What is asked: Retype only what runs from the first line of the listing to the line holding "fig = plt.figure(figsize=(10.15, 6.78), dpi=100)", both included. Do not retype the pictures.

Supplied data:
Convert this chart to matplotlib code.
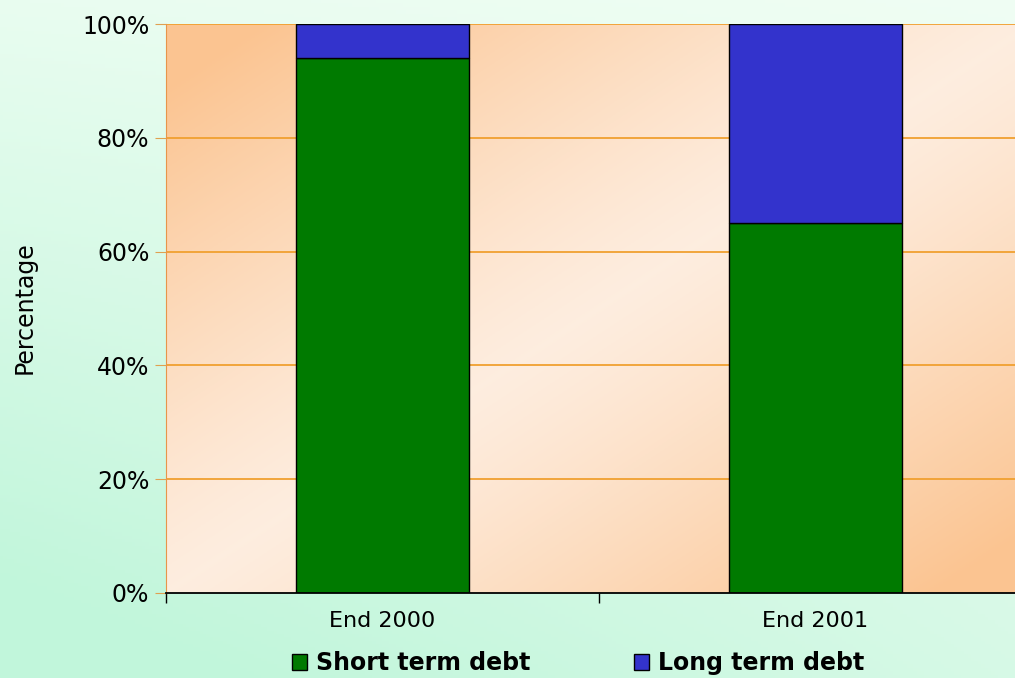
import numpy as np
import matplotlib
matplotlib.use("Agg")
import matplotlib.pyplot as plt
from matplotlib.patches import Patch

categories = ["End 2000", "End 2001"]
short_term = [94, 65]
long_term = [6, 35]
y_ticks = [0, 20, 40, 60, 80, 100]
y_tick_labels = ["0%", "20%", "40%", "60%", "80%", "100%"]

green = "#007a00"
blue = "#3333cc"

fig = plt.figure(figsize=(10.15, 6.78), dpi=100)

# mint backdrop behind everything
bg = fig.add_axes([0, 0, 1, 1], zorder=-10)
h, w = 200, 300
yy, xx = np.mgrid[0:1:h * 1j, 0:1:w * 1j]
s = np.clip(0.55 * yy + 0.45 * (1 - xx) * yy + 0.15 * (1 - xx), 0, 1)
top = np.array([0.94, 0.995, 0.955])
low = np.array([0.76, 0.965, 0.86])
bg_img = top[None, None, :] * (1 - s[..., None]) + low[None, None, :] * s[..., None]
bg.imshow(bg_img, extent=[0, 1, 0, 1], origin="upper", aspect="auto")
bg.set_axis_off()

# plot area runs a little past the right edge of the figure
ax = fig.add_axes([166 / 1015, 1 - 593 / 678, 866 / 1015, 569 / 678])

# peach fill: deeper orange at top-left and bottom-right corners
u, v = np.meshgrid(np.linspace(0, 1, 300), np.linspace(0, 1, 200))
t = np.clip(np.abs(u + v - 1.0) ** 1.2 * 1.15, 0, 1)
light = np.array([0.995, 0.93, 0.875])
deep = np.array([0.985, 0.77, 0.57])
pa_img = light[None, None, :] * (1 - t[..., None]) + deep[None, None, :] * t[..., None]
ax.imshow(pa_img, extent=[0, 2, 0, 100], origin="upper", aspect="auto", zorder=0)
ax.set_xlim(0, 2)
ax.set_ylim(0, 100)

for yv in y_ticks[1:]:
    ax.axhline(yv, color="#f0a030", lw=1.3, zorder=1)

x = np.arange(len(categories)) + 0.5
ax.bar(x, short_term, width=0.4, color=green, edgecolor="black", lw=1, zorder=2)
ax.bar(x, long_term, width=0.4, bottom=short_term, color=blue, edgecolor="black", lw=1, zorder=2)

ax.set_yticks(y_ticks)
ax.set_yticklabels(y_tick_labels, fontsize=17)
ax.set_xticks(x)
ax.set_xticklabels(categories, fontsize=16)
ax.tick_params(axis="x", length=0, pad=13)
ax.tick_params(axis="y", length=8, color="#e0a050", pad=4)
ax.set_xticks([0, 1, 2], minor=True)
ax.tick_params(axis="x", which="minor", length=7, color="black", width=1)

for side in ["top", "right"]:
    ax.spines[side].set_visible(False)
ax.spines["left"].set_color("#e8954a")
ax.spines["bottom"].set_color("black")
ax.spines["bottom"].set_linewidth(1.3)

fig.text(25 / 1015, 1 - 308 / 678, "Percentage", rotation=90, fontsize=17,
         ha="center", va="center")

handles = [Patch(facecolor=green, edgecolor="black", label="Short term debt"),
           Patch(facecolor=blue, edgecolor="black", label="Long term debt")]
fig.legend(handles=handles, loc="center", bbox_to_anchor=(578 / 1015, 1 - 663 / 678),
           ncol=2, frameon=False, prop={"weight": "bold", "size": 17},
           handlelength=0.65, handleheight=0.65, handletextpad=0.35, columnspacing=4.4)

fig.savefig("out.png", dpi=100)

Correct response:
Convert this chart to matplotlib code.
import numpy as np
import matplotlib
matplotlib.use("Agg")
import matplotlib.pyplot as plt
from matplotlib.patches import Patch

categories = ["End 2000", "End 2001"]
short_term = [94, 65]
long_term = [6, 35]
y_ticks = [0, 20, 40, 60, 80, 100]
y_tick_labels = ["0%", "20%", "40%", "60%", "80%", "100%"]

green = "#007a00"
blue = "#3333cc"

fig = plt.figure(figsize=(10.15, 6.78), dpi=100)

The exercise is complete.